Ketua Dewan Pertimbangan Majelis Ulama Indonesia (MUI) ini juga berharap MK menjelaskan putusan tersebut kepada masyarakat. Hal ini untuk menghindari polemik masyarakat yang mengaitkan perpanjangan jabatan ini dengan tahun politik.

"Nanti saya kira dari Mahkamah Konstitusi akan ada penjelasan tentang masalah itu untuk menghindari masyarakat," ujarnya.

Baca juga: 7 Daftar Kontroversi Panji Gumilang Pimpinan Al Zaytun yang tak Pernah Tersentuh

Sementara itu, menurut Abraham Samad hal ini menunjukkan bahwa lembaga antirasuah tersebut tidak lagi independen.

"Jadi setelah adanya putusan ini lebih meyakinkan kita bahwa KPK sekarang ini sudah merupakan eksekutif. Karena dia mengikuti format masa jabatan yang ada di eksekutif. Jadi semakin mempertegas kita kalau KPK sekarang ini sudah menjelma menjadi lembaga yang tidak independen lagi, tapi sudah menjelma seperti lembaga eksekutif, apalagi kalau kita kaitkan dengan UU KPK yang lalu," kata Samad saat dikonfirmasi, Kamis (25/5/2023).

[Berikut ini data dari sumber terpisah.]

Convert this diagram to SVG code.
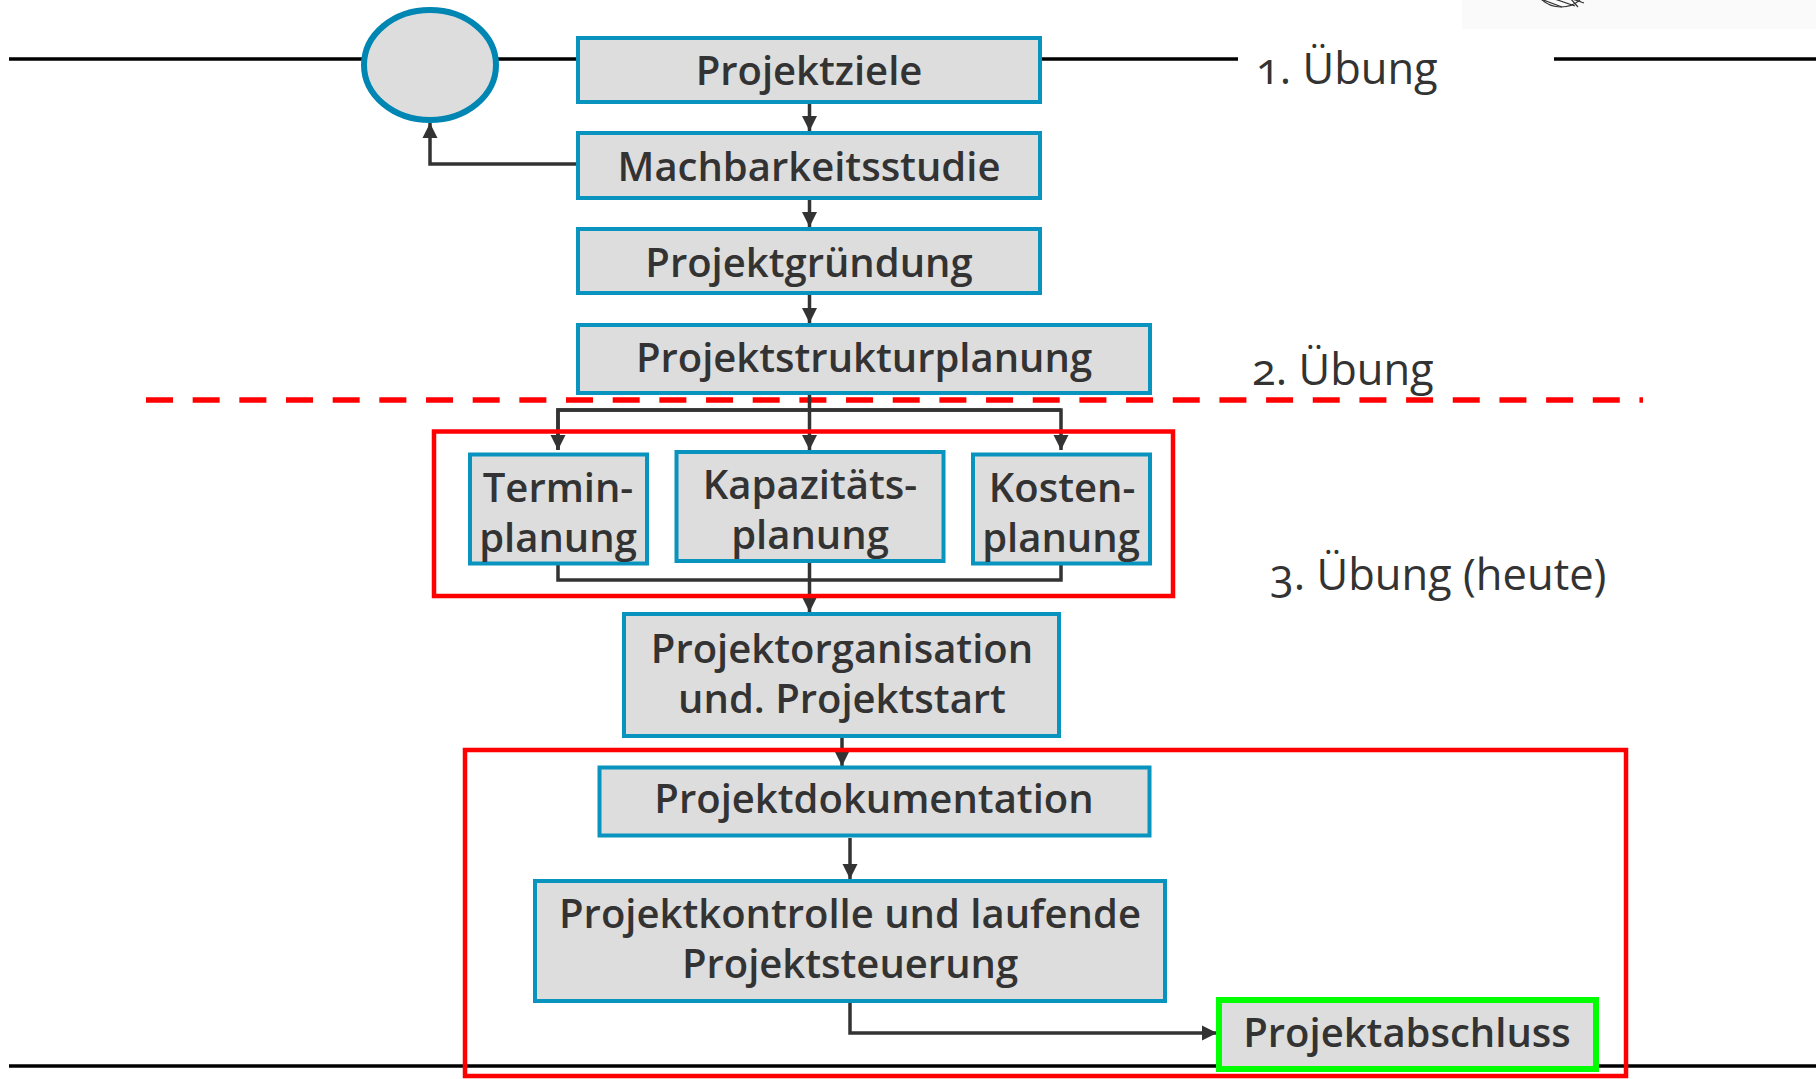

Samad mengatakan, masa jabatan pimpinan KPK yang sebelumnya empat tahun merupakan suatu ciri khas yang seharusnya dipertahankan. Ia menilai, dengan adanya keputusan MK yang terbaru, maka kekhasan itu hilang seiring dengan posisi KPK yang juga menjadi bagian eksekutif.

"KPK harus punya ciri khas, punya kekhususan agar lembaga-lembaga lain menjadikan dia role model, menjadikan rujukan. Tapi kalau dia sudah sama seperti yang lain, berarti di negara kita sudah enggak ada lembaga yang dijadikan role model. Padahal itu perlu," jelas Samad.

Meski demikian, Samad mengaku tetap menghargai keputusan MK. "Karena ini sudah diputuskan MK dan kita sebagai warga negara harus menghormati putusan itu, mau diapa lagi," ujar dia.

MK memutuskan menerima gugatan Nurul Ghufron soal perpanjangan masa jabatan pimpinan KPK dari empat tahun menjadi lima tahun. Lewat putusan itu, Ketua KPK Firli Bahuri dkk akan terus menjabat hingga tahun depan atau di masa Pemilu 2024.

"Mengabulkan permohonan pemohon untuk seluruhnya," kata Ketua MK Anwar Usman saat sidang pembacaan putusan pada Kamis (25/5/2023).

Sebelumnya, Wakil Ketua KPK, Nurul Ghufron mengungkapkan alasan dirinya meminta penambahan masa jabatan pimpinan KPK dari empat tahun menjadi lima tahun. 

Ghufron mengatakan masa pemerintahan di Indonesia yang ditentukan dalam Pasal 7 Undang-Undang Dasar (UUD) Negara RI Tahun 1945 adalah lima tahun. Oleh karena itu, dia menilai seluruh periodisasi pemerintahan semestinya juga selaras dengan ketentuan itu.

Baca juga: Mualaf Theresa Corbin, Terpikat dengan Konsep Islam yang Sempurna Tentang Tuhan

Dia menilai, masa jabatan pimpinan KPK seharusnya juga disamakan dengan 12 lembaga non-kementerian atau auxiliary state body di Indonesia. Jika hal itu tidak disamakan, lanjutnya, maka berpotensi melanggar prinsip keadilan.  

Lewat putusan itu, Ketua KPK Firli Bahuri dkk akan terus menjabat hingga tahun depan atau pada masa Pemilu 2024. "Mengabulkan permohonan pemohon untuk seluruhnya," kata Ketua MK Anwar Usman saat sidang pembacaan putusan pada Kamis (25/5/2023).

Hakim MK M Guntur Hamzah setuju masa jabatan pimpinan KPK seharusnya juga disamakan dengan pimpinan 12 lembaga non-kementerian atau auxiliary state body di Indonesia, seperti Komnas HAM, KY, dan KPU, yaitu lima tahun.

 

MK berpendapat, pengaturan masa jabatan pimpinan KPK yang berbeda dengan masa jabatan pimpinan/anggota komisi atau lembaga independen, khususnya yang bersifat constitutional importance telah melanggar prinsip keadilan, rasionalitas, penalaran yang wajar, dan bersifat diskriminatif.